Brief: Extract the lines from the start through the line that holds "31.17, 30.61, 30.26]", both included, omitting all images.

Recorded data:

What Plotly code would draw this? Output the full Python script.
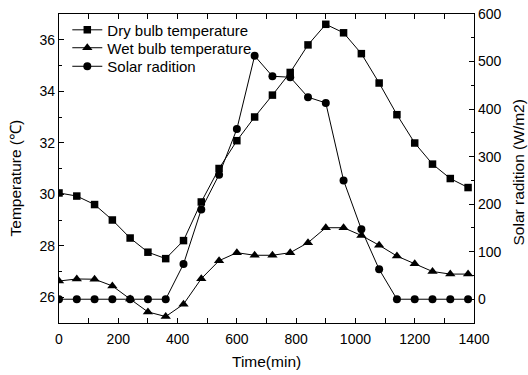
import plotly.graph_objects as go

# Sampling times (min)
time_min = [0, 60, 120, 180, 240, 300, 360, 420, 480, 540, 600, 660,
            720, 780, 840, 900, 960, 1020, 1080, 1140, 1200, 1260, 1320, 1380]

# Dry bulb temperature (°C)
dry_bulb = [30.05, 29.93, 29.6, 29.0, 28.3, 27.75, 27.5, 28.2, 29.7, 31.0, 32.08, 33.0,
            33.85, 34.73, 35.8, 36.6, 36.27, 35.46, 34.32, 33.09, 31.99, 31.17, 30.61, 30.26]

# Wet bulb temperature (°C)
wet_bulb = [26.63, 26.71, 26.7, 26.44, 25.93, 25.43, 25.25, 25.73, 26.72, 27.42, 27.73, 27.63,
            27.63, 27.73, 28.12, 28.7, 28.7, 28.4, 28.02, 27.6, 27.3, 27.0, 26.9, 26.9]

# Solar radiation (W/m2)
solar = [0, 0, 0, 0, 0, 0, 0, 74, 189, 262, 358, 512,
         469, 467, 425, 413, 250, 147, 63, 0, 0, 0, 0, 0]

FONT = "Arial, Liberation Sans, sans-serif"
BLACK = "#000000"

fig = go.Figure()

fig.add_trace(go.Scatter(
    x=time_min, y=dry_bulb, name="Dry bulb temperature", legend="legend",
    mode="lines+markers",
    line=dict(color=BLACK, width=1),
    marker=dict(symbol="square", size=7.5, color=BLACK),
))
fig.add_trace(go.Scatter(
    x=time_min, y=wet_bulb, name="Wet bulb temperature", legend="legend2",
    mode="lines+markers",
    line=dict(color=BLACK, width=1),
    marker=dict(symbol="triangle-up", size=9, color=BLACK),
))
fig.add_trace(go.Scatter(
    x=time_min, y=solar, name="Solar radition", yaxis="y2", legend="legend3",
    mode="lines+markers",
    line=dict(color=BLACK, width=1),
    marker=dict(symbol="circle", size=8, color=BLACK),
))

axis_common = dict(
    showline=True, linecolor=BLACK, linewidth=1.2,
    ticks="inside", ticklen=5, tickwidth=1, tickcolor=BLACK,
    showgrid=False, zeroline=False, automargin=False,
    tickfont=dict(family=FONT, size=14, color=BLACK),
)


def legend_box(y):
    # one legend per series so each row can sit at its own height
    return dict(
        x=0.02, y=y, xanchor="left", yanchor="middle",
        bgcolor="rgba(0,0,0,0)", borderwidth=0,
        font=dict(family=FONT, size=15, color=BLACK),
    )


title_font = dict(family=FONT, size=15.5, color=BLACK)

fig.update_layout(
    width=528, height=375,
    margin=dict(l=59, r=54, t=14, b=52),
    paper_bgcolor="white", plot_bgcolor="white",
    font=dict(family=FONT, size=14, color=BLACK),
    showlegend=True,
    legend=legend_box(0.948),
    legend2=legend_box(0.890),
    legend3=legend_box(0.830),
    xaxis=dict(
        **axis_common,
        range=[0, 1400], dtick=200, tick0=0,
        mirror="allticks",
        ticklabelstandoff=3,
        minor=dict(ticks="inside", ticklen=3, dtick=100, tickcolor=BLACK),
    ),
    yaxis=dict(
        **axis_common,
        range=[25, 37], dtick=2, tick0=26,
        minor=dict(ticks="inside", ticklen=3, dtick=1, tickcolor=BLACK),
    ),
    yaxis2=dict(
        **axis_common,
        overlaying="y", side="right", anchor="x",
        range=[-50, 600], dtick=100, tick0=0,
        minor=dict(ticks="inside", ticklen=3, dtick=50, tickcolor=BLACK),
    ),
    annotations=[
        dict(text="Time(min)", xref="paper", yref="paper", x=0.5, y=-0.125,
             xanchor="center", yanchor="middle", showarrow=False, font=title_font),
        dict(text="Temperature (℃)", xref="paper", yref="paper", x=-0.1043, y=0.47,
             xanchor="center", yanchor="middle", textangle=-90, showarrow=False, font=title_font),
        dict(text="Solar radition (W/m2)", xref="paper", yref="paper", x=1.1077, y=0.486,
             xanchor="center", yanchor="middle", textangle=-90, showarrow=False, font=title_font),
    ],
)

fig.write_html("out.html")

Complete output:
What Plotly code would draw this? Output the full Python script.
import plotly.graph_objects as go

# Sampling times (min)
time_min = [0, 60, 120, 180, 240, 300, 360, 420, 480, 540, 600, 660,
            720, 780, 840, 900, 960, 1020, 1080, 1140, 1200, 1260, 1320, 1380]

# Dry bulb temperature (°C)
dry_bulb = [30.05, 29.93, 29.6, 29.0, 28.3, 27.75, 27.5, 28.2, 29.7, 31.0, 32.08, 33.0,
            33.85, 34.73, 35.8, 36.6, 36.27, 35.46, 34.32, 33.09, 31.99, 31.17, 30.61, 30.26]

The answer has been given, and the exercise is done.